* **Exercise description**
Everything from the first line down to the line containing "xmax = -0.5 + (W - x0_px) / bar_px" is to be retyped exactly, both ends included, with pictures left out.
==== Data segment ====
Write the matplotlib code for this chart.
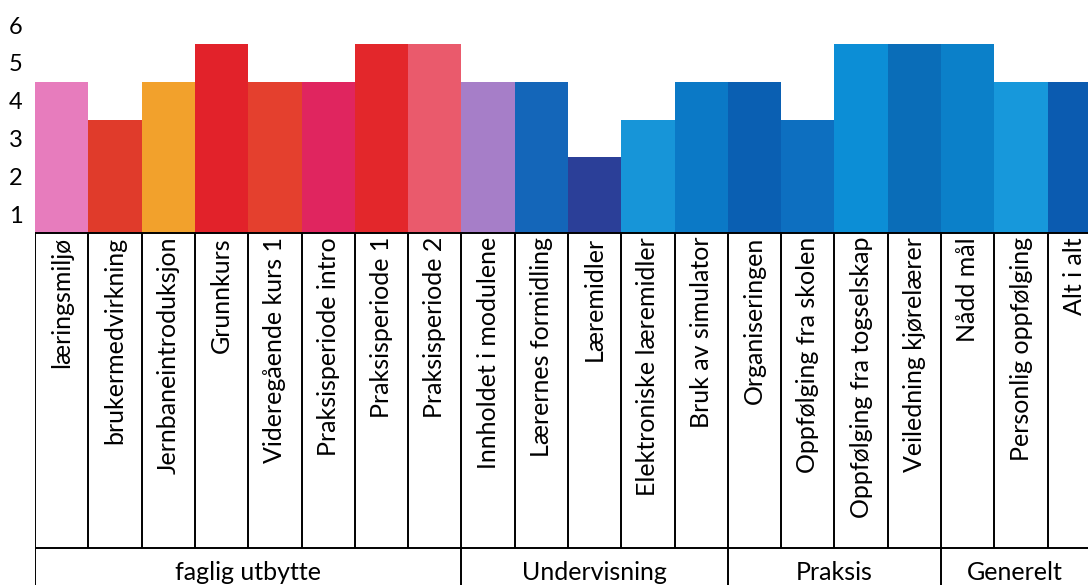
import numpy as np
import matplotlib
matplotlib.use('Agg')
import matplotlib.pyplot as plt

plt.rcParams['font.family'] = ['Lato', 'DejaVu Sans']

labels = ['læringsmiljø', 'brukermedvirkning', 'Jernbaneintroduksjon', 'Grunnkurs',
          'Videregående kurs 1', 'Praksisperiode intro', 'Praksisperiode 1', 'Praksisperiode 2',
          'Innholdet i modulene', 'Lærernes formidling', 'Læremidler', 'Elektroniske læremidler',
          'Bruk av simulator', 'Organiseringen', 'Oppfølging fra skolen', 'Oppfølging fra togselskap',
          'Veiledning kjørelærer', 'Nådd mål', 'Personlig oppfølging', 'Alt i alt']
values = [4.5, 3.5, 4.5, 5.5, 4.5, 4.5, 5.5, 5.5,
          4.5, 4.5, 2.5, 3.5, 4.5,
          4.5, 3.5, 5.5, 5.5,
          5.5, 4.5, 4.5]
colors = ['#e77cbd', '#e03b2b', '#f2a12c', '#e2222a', '#e4402e', '#e0255f', '#e3272b', '#ea5a6c',
          '#a67ec8', '#1466b9', '#2b3f98', '#1795d8', '#0b79c6',
          '#0a5fb2', '#0d6fc0', '#0c8ed6', '#0a6db8',
          '#0b80c9', '#1798db', '#0b5bb0']
groups = ['faglig utbytte', 'Undervisning', 'Praksis', 'Generelt']
group_sizes = [8, 5, 4, 3]
yticks = [1, 2, 3, 4, 5, 6]

W, H = 1088, 585
fig = plt.figure(figsize=(W / 100, H / 100), dpi=100)
fig.patch.set_facecolor('white')

x0_px = 35
bar_px = 53.3
base_px = 233
xmin = -0.5
xmax = -0.5 + (W - x0_px) / bar_px

# bar axes
ax = fig.add_axes([x0_px / W, 1 - base_px / H, 1 - x0_px / W, base_px / H])
x = np.arange(len(labels))
ax.bar(x, np.array(values) - 0.5, bottom=0.5, width=1.0, color=colors, linewidth=0)
ax.set_xlim(xmin, xmax)
ax.set_ylim(0.5, 0.5 + base_px / 37.8)
ax.set_yticks(yticks)
ax.set_yticklabels([str(t) for t in yticks], fontsize=17)
ax.tick_params(axis='y', length=0, pad=9)
ax.set_xticks([])
for s in ax.spines.values():
    s.set_visible(False)

# table axes below
tb = fig.add_axes([x0_px / W, 0, 1 - x0_px / W, 1 - base_px / H])
tb.set_xlim(xmin, xmax)
tb.set_ylim(0, H - base_px)
tb.axis('off')
top = H - base_px
mid = H - 548
lw = 1.4
tb.hlines([top, mid], xmin, xmax, color='black', lw=lw, clip_on=False)
edges = np.arange(len(labels) + 1) - 0.5
tb.vlines(edges, mid, top, color='black', lw=lw)
bounds = np.concatenate([[0], np.cumsum(group_sizes)]) - 0.5
tb.vlines(bounds, 0, mid, color='black', lw=lw)

for i, lab in enumerate(labels):
    tb.text(i, top - 4, lab, rotation=90, ha='center', va='top', fontsize=18)

for g, lo, hi in zip(groups, bounds[:-1], bounds[1:]):
    c = (lo + min(hi, xmax)) / 2
    tb.text(c, mid / 2 - 6, g, ha='center', va='center', fontsize=18)

fig.savefig('out.png', dpi=100)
====
* **Task output**
Write the matplotlib code for this chart.
import numpy as np
import matplotlib
matplotlib.use('Agg')
import matplotlib.pyplot as plt

plt.rcParams['font.family'] = ['Lato', 'DejaVu Sans']

labels = ['læringsmiljø', 'brukermedvirkning', 'Jernbaneintroduksjon', 'Grunnkurs',
          'Videregående kurs 1', 'Praksisperiode intro', 'Praksisperiode 1', 'Praksisperiode 2',
          'Innholdet i modulene', 'Lærernes formidling', 'Læremidler', 'Elektroniske læremidler',
          'Bruk av simulator', 'Organiseringen', 'Oppfølging fra skolen', 'Oppfølging fra togselskap',
          'Veiledning kjørelærer', 'Nådd mål', 'Personlig oppfølging', 'Alt i alt']
values = [4.5, 3.5, 4.5, 5.5, 4.5, 4.5, 5.5, 5.5,
          4.5, 4.5, 2.5, 3.5, 4.5,
          4.5, 3.5, 5.5, 5.5,
          5.5, 4.5, 4.5]
colors = ['#e77cbd', '#e03b2b', '#f2a12c', '#e2222a', '#e4402e', '#e0255f', '#e3272b', '#ea5a6c',
          '#a67ec8', '#1466b9', '#2b3f98', '#1795d8', '#0b79c6',
          '#0a5fb2', '#0d6fc0', '#0c8ed6', '#0a6db8',
          '#0b80c9', '#1798db', '#0b5bb0']
groups = ['faglig utbytte', 'Undervisning', 'Praksis', 'Generelt']
group_sizes = [8, 5, 4, 3]
yticks = [1, 2, 3, 4, 5, 6]

W, H = 1088, 585
fig = plt.figure(figsize=(W / 100, H / 100), dpi=100)
fig.patch.set_facecolor('white')

x0_px = 35
bar_px = 53.3
base_px = 233
xmin = -0.5
xmax = -0.5 + (W - x0_px) / bar_px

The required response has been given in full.